Muchos lo creyeron. Fue profesor en la Universidad de Buenos Aires, fue una voz de la izquierda de esos sesenta tan prometedores, fue un enviado de Guevara en esos barros y, tras su muerte, uno de los primeros en creer que Perón podía reemplazarlo; fue el marido de varias mujeres, fue el amigo de cuatro o cinco amigos y muchos más discípulos, autor de varios libros. Pero nunca dejó de tomar sus anfetas y a mediados de los setenta, cuando tuvo que volver a exiliarse, ya estaba muy jodido.
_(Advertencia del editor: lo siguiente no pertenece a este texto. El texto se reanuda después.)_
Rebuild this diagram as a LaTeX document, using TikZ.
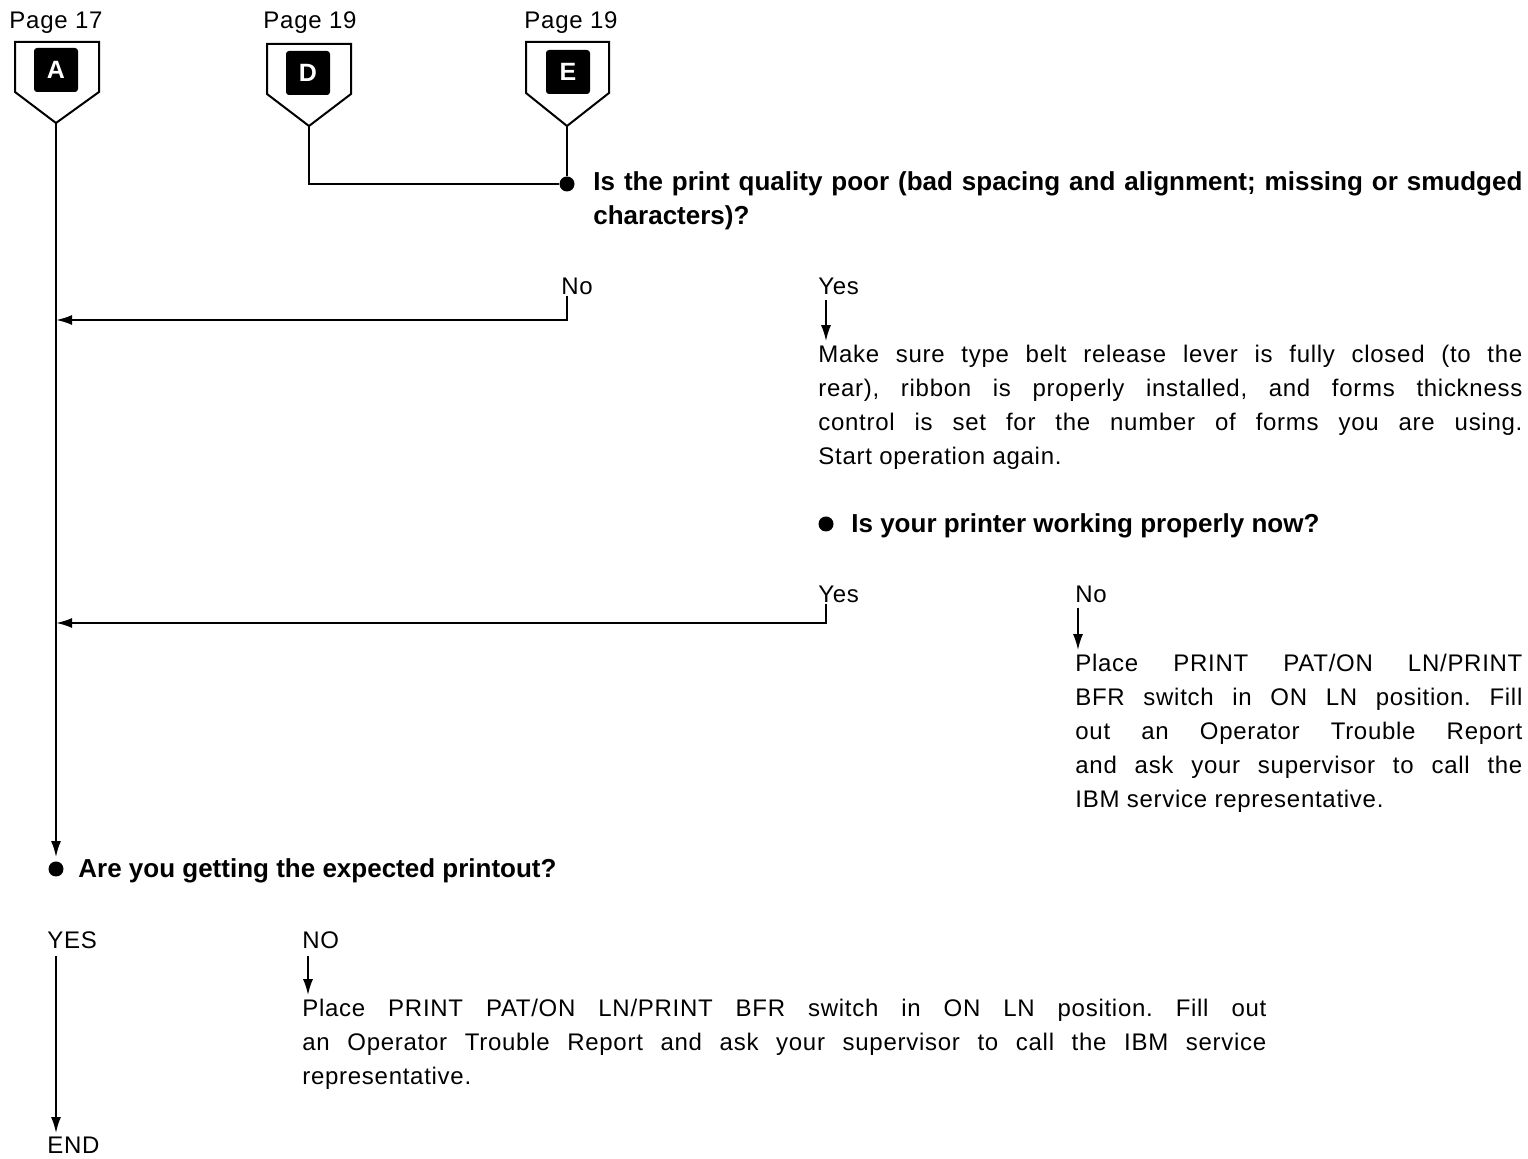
\documentclass[tikz,border=0pt]{standalone}
\usepackage{fontspec}
\setmainfont{Liberation Sans}
\usetikzlibrary{arrows.meta}
\frenchspacing
\tikzset{every node/.style={inner sep=0pt}}
\tikzset{txt/.style={font=\fontsize{12}{17}\selectfont\addfontfeature{LetterSpace=3},anchor=base west}}
\tikzset{qtxt/.style={font=\fontsize{13}{17}\selectfont\bfseries,anchor=base west}}
\tikzset{para/.style={txt,align=justify}}
\tikzset{letterbox/.style={fill=black,text=white,minimum size=22pt,rounded corners=1.5pt,font=\fontsize{12.5}{12.5}\selectfont\bfseries}}
\tikzset{dot/.style={circle,fill=black,minimum size=7.5pt}}
\tikzset{line/.style={line width=1pt}}
\tikzset{flow/.style={line width=1pt,-{Latex[length=8pt,width=5pt]},shorten >=2pt}}

\begin{document}
\begin{tikzpicture}[x=0.5pt,y=-0.5pt]
\useasboundingbox (0,0) rectangle (1528,1159);
% off-page connectors
\node[txt,anchor=base] (pa) at (56,29) {Page 17};
\node[txt,anchor=base] (pd) at (310,29) {Page 19};
\node[txt,anchor=base] (pe) at (571,29) {Page 19};
\draw[line] (15,42) -- (99,42) -- (99,92) -- (56,123) coordinate (A) -- (15,92) -- cycle;
\draw[line] (267,44) -- (351,44) -- (351,94) -- (309,126) coordinate (D) -- (267,94) -- cycle;
\draw[line] (526,42) -- (609,42) -- (609,93) -- (567,126) coordinate (E) -- (526,93) -- cycle;
\node[letterbox] (la) at (56,70) {A};
\node[letterbox] (ld) at (308,73) {D};
\node[letterbox] (le) at (568,72) {E};
% first question
\node[dot] (q1dot) at (567,184) {};
\node[qtxt,text width=464.5pt,align=justify] (q1) at (593,191) {Is the print quality poor (bad spacing and alignment; missing or smudged\linebreak characters)?};
\draw[line] (D) -- (D |- q1dot) -- (q1dot);
\draw[line] (E) -- (q1dot);
\node[txt] (no1) at (561,295) {No};
\node[txt] (yes1) at (818,295) {Yes};
\coordinate (m1) at (56,320);
\draw[flow,shorten >=0pt] (q1dot |- no1.south) -- (q1dot |- m1) -- (m1);
\node[para,text width=352pt] (p1) at (818,363) {Make sure type belt release lever is fully closed (to the\linebreak rear), ribbon is properly installed, and forms thickness\linebreak control is set for the number of forms you are using.\linebreak Start operation again.};
\draw[flow,shorten <=2pt] (826,0 |- yes1.south) -- (826,0 |- p1.north);
% second question
\node[dot] (q2dot) at (826,524) {};
\node[qtxt] (q2) at (851,533) {Is your printer working properly now?};
\node[txt] (yes2) at (818,603) {Yes};
\node[txt] (no2) at (1075,603) {No};
\coordinate (m2) at (56,623);
\draw[flow,shorten >=0pt] (q2dot |- yes2.south) -- (q2dot |- m2) -- (m2);
\node[para,text width=223.5pt] (p2) at (1075,672) {Place PRINT PAT/ON LN/PRINT\linebreak BFR switch in ON LN position. Fill\linebreak out an Operator Trouble Report\linebreak and ask your supervisor to call the\linebreak IBM service representative.};
\draw[flow,shorten <=2pt] (1078,0 |- no2.south) -- (1078,0 |- p2.north);
% third question
\node[dot] (q3dot) at (56,869) {};
\node[qtxt] (q3) at (78,878) {Are you getting the expected printout?};
\draw[flow] (A) -- (q3dot);
\node[txt] (yes3) at (47,949) {YES};
\node[txt] (no3) at (302,949) {NO};
\node[txt] (endn) at (47,1154) {END};
\draw[flow,shorten <=3pt] (A |- yes3.south) -- (A |- endn.north);
\node[para,text width=482pt] (p3) at (302,1017) {Place PRINT PAT/ON LN/PRINT BFR switch in ON LN position. Fill out\linebreak an Operator Trouble Report and ask your supervisor to call the IBM service\linebreak representative.};
\draw[flow,shorten <=3pt] (308,0 |- no3.south) -- (308,0 |- p3.north);
\end{tikzpicture}
\end{document}
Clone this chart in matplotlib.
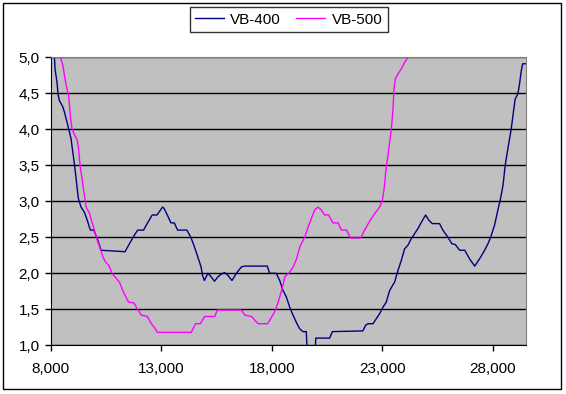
import matplotlib
matplotlib.use("Agg")
import matplotlib.pyplot as plt
from matplotlib.ticker import FuncFormatter, MultipleLocator
from matplotlib.patches import Rectangle

# VB-400 series
vb400_x = [8120, 8167, 8195, 8285, 8330, 8390, 8550, 8620, 8770, 8920, 9000, 9080, 9150, 9250,
           9370, 9520, 9650, 9750, 9800, 9950, 10130, 10280, 11360, 11560, 11785, 11935, 12200,
           12400, 12590, 12810, 13060, 13130, 13290, 13440, 13590, 13740, 14160, 14340, 14500,
           14650, 14800, 14870, 14950, 15110, 15260, 15410, 15560, 15720, 15870, 16020, 16200,
           16400, 16630, 16780, 17800, 17900, 18200, 18360, 18510, 18660, 18810, 18960, 19110,
           19260, 19410, 19560, 19620, 19950, 19990, 20100, 20620, 20740, 22120, 22250, 22360,
           22580, 22730, 22880, 23030, 23180, 23330, 23560, 23710, 23860, 24010, 24160, 24310,
           24460, 24610, 24770, 24960, 25100, 25260, 25590, 25740, 25970, 26150, 26300, 26500,
           26730, 26950, 27180, 27400, 27630, 27780, 27900, 28080, 28230, 28350, 28460, 28560,
           28680, 28830, 28940, 29010, 29130, 29200, 29280, 29350, 29500]
vb400_y = [5.2, 5.0, 4.84, 4.65, 4.49, 4.4, 4.31, 4.24, 4.06, 3.87, 3.68, 3.5, 3.31, 3.04,
           2.92, 2.85, 2.74, 2.64, 2.6, 2.6, 2.46, 2.32, 2.3, 2.41, 2.53, 2.6, 2.6,
           2.71, 2.81, 2.81, 2.92, 2.9, 2.8, 2.7, 2.7, 2.6, 2.6, 2.5, 2.37,
           2.23, 2.09, 1.97, 1.9, 2.0, 1.95, 1.89, 1.95, 1.99, 2.01, 1.97, 1.9,
           2.0, 2.09, 2.1, 2.1, 2.0, 2.0, 1.9, 1.76, 1.67, 1.53, 1.42, 1.32,
           1.23, 1.19, 1.19, 0.8, 0.8, 1.1, 1.1, 1.1, 1.19, 1.2, 1.28, 1.3,
           1.3, 1.37, 1.44, 1.53, 1.6, 1.76, 1.88, 2.04, 2.18, 2.34, 2.39, 2.48,
           2.55, 2.62, 2.71, 2.81, 2.74, 2.69, 2.69, 2.6, 2.5, 2.41, 2.4, 2.32,
           2.32, 2.2, 2.1, 2.2, 2.32, 2.41, 2.5, 2.67, 2.88, 3.04, 3.22, 3.5,
           3.73, 4.0, 4.26, 4.42, 4.49, 4.61, 4.8, 4.91, 4.91]

# VB-500 series
vb500_x = [8350, 8440, 8550, 8620, 8700, 8810, 8850, 8900, 8960, 9050, 9200, 9260, 9300, 9350,
           9420, 9490, 9560, 9600, 9760, 9835, 9940, 10060, 10210, 10360, 10470, 10630, 10770,
           10960, 11120, 11220, 11370, 11520, 11760, 11910, 12100, 12370, 12550, 12730, 12820,
           14360, 14550, 14770, 14960, 15420, 15540, 16620, 16780, 17080, 17380, 17810, 17990,
           18170, 18320, 18470, 18590, 18820, 18970, 19120, 19270, 19490, 19640, 19790, 19940,
           20090, 20240, 20390, 20570, 20770, 21000, 21150, 21380, 21570, 22020, 22200, 22400,
           22660, 22880, 23000, 23080, 23180, 23260, 23330, 23410, 23490, 23530, 23590, 23710,
           23860, 24010, 24160, 24250]
vb500_y = [5.1, 5.0, 4.89, 4.75, 4.61, 4.47, 4.33, 4.15, 4.01, 3.94, 3.85, 3.73, 3.59, 3.45,
           3.31, 3.15, 3.01, 2.92, 2.83, 2.74, 2.64, 2.5, 2.37, 2.23, 2.16, 2.11, 2.0,
           1.93, 1.87, 1.79, 1.69, 1.6, 1.59, 1.51, 1.42, 1.4, 1.3, 1.23, 1.18,
           1.18, 1.3, 1.3, 1.4, 1.4, 1.49, 1.49, 1.42, 1.4, 1.3, 1.3, 1.39,
           1.49, 1.63, 1.79, 1.95, 2.02, 2.09, 2.2, 2.37, 2.5, 2.64, 2.76, 2.88,
           2.92, 2.88, 2.81, 2.81, 2.7, 2.7, 2.6, 2.6, 2.49, 2.49, 2.6, 2.71,
           2.83, 2.92, 3.01, 3.17, 3.48, 3.64, 3.82, 4.0, 4.31, 4.56, 4.7, 4.77,
           4.84, 4.93, 5.0, 5.06]

x_ticks = [8000, 13000, 18000, 23000, 28000]

plt.rcParams['font.family'] = ['Liberation Sans', 'DejaVu Sans']

fig = plt.figure(figsize=(5.66, 3.94), dpi=100)
ax = fig.add_axes([0.0896, 0.1236, 0.8397, 0.731])
ax.set_facecolor('#c0c0c0')

ax.plot(vb400_x, vb400_y, color='#000080', lw=1.0, label='VB-400')
ax.plot(vb500_x, vb500_y, color='#ff00ff', lw=1.0, label='VB-500')

ax.set_xlim(8000, 29500)
ax.set_ylim(1.0, 5.0)
ax.yaxis.set_major_locator(MultipleLocator(0.5))
ax.set_xticks(x_ticks)
ax.yaxis.set_major_formatter(FuncFormatter(lambda v, p: f"{v:.1f}".replace('.', ',')))
ax.xaxis.set_major_formatter(FuncFormatter(lambda v, p: f"{int(v):,}"))
ax.grid(axis='y', color='black', lw=1.0)
ax.set_axisbelow(True)

for s in ['top', 'right']:
    ax.spines[s].set_color('#808080')
for s in ['left', 'bottom']:
    ax.spines[s].set_color('black')
ax.tick_params(direction='out', length=4, width=1, labelsize=11, colors='black', pad=4)
ax.tick_params(axis='x', pad=8)

leg = fig.legend(loc='center', bbox_to_anchor=(0.51, 0.95), ncol=2, fontsize=11,
                 frameon=True, fancybox=False, edgecolor='black', handlelength=1.9,
                 borderpad=0.35, columnspacing=1.0, handletextpad=0.4)
leg.get_frame().set_linewidth(1.0)

# outer chart frame
fig.patches.append(Rectangle((3 / 566, 5 / 394), 558 / 566, 386 / 394, transform=fig.transFigure,
                             fill=False, edgecolor='black', lw=1.0))

fig.savefig('out.png', dpi=100)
Se murió en su cama, en su ciudad natal que ya no conocía. El exilio puede ser duro; exiliarse y volverse a exiliar es un exceso. Hoy recuerdo la fecha de su nacimiento pero su muerte me duele todavía. Vivió mucho, intenso, y vivió poco. Se murió, ya muy mal, a sus 58.

Yo creo que lo habría querido mejor si se hubiera preservado para nosotros, si no hubiera preferido quemarse para seguir brillando todo lo posible. Lo extraño: extraño a ese que fue para otros pero no para mí. Y al mismo tiempo me pregunto quién sería, quién ese chico que tuvo que rearmar su vida en tierra extraña —como yo, tres décadas después—, quién ese muchacho que quería ser lo que debía —lo que creía que debía— a cualquier precio, quién ese hombre que ganaba donde no le importaba y perdía en todo el resto, quién ese viejo de cincuenta y tantos que entendió que se le había acabado —y una noche trató de confirmarlo. "He tenido una buena vida...", empezaba el papel que me dejó: yo sólo espero que haya sido cierto.

Nunca podré saberlo. Me habría gustado tanto conocer a mi padre.